**Goal of the exercise**. Among the lines of the listing below, retype exactly those from the one containing "Convert this chart to Plotly code." through the one containing "48, 51, 54]", both included. Do not include pictures.

**Dataset records**.
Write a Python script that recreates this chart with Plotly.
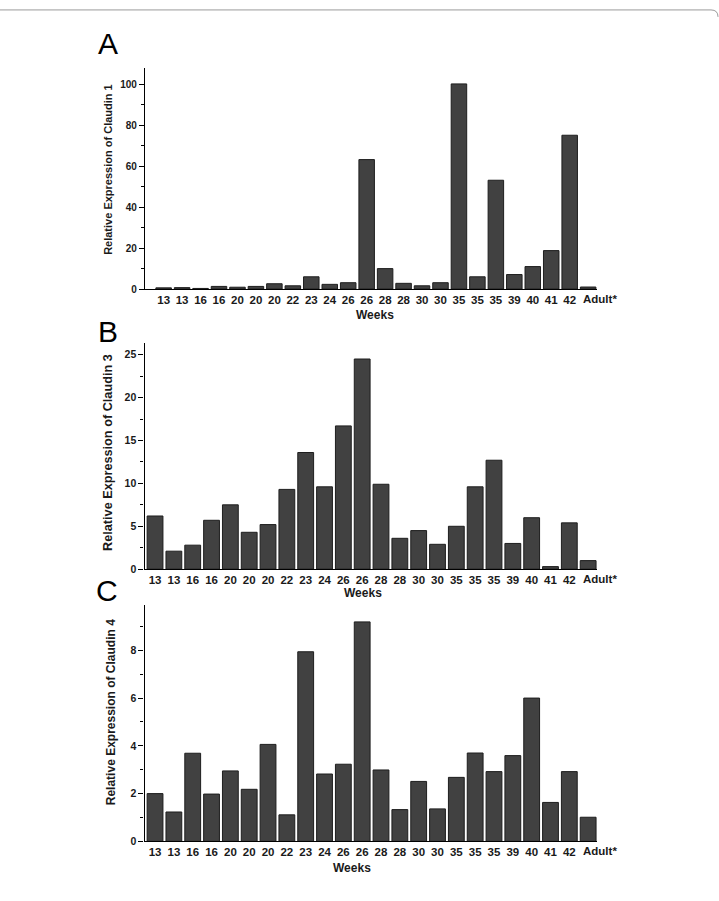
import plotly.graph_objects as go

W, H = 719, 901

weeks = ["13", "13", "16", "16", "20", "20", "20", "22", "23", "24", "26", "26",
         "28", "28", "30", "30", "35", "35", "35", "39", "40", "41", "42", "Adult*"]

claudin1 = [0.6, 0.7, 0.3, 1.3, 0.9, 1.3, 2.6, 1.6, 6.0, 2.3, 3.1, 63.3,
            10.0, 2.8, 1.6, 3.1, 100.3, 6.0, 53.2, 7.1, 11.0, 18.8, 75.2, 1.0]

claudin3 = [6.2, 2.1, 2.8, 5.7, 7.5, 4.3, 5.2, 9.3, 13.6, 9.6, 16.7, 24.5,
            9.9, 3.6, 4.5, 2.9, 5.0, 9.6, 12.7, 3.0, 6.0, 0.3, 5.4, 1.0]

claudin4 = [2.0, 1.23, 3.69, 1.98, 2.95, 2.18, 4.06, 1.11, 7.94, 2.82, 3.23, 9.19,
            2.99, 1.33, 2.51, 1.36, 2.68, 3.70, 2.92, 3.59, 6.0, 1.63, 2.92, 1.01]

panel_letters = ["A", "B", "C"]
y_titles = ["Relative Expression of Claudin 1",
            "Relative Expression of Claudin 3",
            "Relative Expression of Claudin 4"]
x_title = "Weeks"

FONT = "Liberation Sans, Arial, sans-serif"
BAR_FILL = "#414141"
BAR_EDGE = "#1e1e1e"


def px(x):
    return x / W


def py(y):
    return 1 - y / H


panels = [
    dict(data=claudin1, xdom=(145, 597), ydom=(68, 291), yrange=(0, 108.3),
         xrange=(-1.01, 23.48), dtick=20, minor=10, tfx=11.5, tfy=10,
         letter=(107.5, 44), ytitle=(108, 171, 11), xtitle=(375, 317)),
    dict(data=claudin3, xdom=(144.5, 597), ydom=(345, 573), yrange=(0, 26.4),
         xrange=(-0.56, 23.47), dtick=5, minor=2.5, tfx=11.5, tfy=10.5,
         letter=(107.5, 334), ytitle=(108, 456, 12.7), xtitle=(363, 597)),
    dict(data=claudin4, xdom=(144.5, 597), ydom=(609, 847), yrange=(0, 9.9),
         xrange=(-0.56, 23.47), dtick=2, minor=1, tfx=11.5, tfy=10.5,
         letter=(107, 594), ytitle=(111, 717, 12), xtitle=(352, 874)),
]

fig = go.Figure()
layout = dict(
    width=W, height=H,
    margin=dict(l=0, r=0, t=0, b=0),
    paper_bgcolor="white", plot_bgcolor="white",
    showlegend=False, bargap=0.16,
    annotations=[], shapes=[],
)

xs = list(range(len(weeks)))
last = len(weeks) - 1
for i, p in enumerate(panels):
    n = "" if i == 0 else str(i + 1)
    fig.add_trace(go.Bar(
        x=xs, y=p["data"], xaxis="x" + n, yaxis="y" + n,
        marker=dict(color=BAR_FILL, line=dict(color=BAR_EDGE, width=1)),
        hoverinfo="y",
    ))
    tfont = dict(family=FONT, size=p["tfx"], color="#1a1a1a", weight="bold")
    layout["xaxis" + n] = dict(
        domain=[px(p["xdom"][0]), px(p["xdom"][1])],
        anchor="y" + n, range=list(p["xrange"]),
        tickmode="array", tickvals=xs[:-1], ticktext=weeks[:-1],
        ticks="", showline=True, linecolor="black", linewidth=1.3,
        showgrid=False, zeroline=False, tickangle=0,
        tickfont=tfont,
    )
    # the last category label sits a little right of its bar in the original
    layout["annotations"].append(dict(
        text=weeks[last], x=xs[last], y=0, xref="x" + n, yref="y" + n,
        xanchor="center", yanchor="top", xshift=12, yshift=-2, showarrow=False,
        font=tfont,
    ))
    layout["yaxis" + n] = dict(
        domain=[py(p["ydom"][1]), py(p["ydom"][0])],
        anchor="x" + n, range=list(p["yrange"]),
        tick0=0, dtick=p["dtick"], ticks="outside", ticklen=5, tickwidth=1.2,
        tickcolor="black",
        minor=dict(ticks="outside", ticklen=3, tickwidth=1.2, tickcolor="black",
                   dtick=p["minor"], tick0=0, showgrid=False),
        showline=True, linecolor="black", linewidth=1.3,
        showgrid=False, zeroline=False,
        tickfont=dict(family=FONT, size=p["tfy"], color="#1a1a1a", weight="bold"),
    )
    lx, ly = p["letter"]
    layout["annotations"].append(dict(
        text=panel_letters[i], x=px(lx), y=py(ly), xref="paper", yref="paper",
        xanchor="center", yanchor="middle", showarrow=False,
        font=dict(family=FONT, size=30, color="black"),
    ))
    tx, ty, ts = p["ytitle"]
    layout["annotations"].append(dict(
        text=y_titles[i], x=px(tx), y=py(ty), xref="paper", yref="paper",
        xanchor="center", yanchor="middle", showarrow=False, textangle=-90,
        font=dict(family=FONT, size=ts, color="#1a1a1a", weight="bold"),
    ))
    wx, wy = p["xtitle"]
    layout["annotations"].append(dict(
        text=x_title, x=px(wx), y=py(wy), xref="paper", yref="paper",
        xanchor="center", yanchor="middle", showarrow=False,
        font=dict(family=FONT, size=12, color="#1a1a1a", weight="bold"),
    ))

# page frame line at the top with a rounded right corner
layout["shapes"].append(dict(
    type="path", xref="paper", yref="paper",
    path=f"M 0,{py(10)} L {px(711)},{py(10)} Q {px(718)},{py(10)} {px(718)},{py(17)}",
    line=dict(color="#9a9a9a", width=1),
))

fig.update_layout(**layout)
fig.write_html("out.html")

...

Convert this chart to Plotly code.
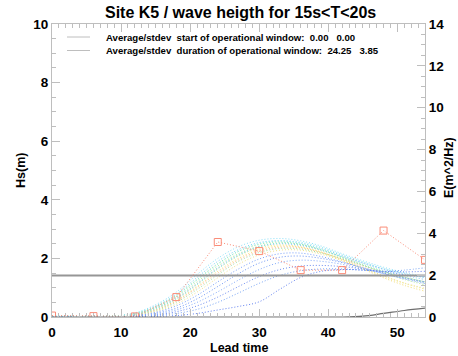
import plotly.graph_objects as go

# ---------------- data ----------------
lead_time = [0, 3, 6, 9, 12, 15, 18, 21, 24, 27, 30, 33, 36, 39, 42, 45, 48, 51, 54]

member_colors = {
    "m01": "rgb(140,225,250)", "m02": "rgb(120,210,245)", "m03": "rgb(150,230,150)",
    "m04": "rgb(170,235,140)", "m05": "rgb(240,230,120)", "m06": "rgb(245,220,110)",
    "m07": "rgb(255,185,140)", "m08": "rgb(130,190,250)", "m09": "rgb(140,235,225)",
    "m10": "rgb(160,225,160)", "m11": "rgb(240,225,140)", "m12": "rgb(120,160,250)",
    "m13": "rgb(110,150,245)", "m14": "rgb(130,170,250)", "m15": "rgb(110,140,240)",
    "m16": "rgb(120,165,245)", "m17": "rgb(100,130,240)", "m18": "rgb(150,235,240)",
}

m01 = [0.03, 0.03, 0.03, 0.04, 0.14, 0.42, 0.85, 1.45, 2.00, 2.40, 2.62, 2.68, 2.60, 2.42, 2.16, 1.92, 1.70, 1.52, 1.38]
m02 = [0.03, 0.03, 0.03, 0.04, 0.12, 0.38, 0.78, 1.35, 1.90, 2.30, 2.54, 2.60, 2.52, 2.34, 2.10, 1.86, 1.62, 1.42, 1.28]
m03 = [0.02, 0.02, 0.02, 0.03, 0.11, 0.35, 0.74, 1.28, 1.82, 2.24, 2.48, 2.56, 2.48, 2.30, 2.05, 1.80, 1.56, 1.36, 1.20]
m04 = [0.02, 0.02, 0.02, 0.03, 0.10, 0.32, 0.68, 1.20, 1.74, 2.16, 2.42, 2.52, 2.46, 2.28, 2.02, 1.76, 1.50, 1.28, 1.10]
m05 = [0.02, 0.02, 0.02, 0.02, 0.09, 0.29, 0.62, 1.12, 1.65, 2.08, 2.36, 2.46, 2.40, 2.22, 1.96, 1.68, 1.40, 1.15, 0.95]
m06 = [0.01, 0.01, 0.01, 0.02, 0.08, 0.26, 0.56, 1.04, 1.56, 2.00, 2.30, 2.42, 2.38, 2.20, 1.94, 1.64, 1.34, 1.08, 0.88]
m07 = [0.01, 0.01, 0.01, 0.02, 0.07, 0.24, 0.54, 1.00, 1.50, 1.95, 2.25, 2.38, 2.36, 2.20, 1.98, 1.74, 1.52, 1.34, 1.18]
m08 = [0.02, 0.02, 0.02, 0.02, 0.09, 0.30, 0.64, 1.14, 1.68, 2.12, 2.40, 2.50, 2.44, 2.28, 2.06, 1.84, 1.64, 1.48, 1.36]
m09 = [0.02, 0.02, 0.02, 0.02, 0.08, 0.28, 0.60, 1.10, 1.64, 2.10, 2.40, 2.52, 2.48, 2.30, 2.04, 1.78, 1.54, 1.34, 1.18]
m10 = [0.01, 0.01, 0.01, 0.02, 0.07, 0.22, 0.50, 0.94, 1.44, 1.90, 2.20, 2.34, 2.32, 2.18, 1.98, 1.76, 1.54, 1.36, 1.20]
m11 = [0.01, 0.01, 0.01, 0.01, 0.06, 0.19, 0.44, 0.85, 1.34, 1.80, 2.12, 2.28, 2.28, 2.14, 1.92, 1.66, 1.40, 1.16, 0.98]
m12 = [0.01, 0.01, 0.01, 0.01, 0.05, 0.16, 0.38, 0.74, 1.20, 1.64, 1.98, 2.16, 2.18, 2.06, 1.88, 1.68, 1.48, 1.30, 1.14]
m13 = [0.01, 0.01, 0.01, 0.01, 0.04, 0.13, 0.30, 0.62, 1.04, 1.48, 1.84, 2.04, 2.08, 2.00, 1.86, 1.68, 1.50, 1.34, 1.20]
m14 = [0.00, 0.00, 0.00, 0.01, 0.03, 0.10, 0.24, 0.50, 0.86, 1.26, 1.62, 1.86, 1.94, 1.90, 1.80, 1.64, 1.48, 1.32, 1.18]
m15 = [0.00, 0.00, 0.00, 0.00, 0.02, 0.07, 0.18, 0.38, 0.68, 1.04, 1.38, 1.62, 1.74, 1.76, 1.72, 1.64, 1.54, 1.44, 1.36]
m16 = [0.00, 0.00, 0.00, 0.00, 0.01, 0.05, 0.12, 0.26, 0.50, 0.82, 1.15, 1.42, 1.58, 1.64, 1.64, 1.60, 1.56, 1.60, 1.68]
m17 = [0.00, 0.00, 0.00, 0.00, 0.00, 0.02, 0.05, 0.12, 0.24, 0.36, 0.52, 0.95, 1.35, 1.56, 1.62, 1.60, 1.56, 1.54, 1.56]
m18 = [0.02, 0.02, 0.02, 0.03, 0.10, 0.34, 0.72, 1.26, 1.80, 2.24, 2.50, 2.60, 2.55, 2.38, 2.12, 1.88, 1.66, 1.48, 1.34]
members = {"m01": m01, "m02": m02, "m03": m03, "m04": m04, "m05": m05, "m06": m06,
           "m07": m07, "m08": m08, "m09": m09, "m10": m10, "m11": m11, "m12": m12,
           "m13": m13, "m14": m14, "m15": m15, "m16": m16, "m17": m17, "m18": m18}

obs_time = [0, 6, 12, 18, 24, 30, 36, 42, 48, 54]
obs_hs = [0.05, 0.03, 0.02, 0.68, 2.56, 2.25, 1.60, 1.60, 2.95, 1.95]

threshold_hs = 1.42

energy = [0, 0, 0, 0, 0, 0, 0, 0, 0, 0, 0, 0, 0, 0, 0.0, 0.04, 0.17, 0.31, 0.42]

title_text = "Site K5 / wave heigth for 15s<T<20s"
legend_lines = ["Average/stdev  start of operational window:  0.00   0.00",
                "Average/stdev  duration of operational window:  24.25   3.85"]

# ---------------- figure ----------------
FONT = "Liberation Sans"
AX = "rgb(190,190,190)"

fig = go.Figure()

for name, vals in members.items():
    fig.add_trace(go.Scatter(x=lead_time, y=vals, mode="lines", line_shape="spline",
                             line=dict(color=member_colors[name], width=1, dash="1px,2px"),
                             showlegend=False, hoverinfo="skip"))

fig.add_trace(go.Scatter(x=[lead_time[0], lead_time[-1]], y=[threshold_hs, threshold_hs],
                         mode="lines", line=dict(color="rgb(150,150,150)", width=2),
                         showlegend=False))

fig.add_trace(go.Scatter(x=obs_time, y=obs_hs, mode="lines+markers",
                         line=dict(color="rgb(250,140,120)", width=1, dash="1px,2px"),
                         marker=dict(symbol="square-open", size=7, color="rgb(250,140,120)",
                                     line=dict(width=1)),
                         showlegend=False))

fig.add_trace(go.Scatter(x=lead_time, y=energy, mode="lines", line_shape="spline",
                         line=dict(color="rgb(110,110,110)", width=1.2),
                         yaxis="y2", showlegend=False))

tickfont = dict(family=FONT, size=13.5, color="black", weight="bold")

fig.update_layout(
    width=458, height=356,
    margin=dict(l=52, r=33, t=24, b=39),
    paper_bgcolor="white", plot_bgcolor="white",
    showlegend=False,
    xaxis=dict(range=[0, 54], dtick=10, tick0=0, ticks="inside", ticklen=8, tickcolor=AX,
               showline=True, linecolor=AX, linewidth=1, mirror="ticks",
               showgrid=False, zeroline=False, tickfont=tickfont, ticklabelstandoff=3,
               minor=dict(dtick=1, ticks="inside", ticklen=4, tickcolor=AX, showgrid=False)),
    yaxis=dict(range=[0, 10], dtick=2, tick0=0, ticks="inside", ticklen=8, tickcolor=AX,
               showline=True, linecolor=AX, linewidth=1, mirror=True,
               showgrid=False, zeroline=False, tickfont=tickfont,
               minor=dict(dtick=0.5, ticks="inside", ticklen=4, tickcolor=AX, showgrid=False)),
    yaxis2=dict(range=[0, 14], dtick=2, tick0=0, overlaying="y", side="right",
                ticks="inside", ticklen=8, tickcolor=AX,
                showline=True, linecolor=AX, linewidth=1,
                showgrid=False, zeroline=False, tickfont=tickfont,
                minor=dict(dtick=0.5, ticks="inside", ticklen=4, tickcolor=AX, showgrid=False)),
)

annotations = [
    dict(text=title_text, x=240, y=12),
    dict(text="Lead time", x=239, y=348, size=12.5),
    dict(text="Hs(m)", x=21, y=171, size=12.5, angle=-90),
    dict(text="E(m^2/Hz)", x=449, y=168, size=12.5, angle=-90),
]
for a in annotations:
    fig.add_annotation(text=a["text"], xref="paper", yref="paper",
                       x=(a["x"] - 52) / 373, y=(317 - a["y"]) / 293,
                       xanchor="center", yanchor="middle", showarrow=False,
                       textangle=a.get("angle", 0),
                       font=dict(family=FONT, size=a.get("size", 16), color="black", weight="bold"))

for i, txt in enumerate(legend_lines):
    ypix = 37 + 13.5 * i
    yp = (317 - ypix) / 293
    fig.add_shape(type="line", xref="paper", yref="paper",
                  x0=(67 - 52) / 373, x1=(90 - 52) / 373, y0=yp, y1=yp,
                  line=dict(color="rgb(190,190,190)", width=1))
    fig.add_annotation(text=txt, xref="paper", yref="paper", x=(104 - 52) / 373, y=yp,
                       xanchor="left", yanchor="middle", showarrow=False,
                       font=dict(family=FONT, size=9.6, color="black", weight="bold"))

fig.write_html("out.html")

**Result**.
Convert this chart to Plotly code.
import plotly.graph_objects as go

# ---------------- data ----------------
lead_time = [0, 3, 6, 9, 12, 15, 18, 21, 24, 27, 30, 33, 36, 39, 42, 45, 48, 51, 54]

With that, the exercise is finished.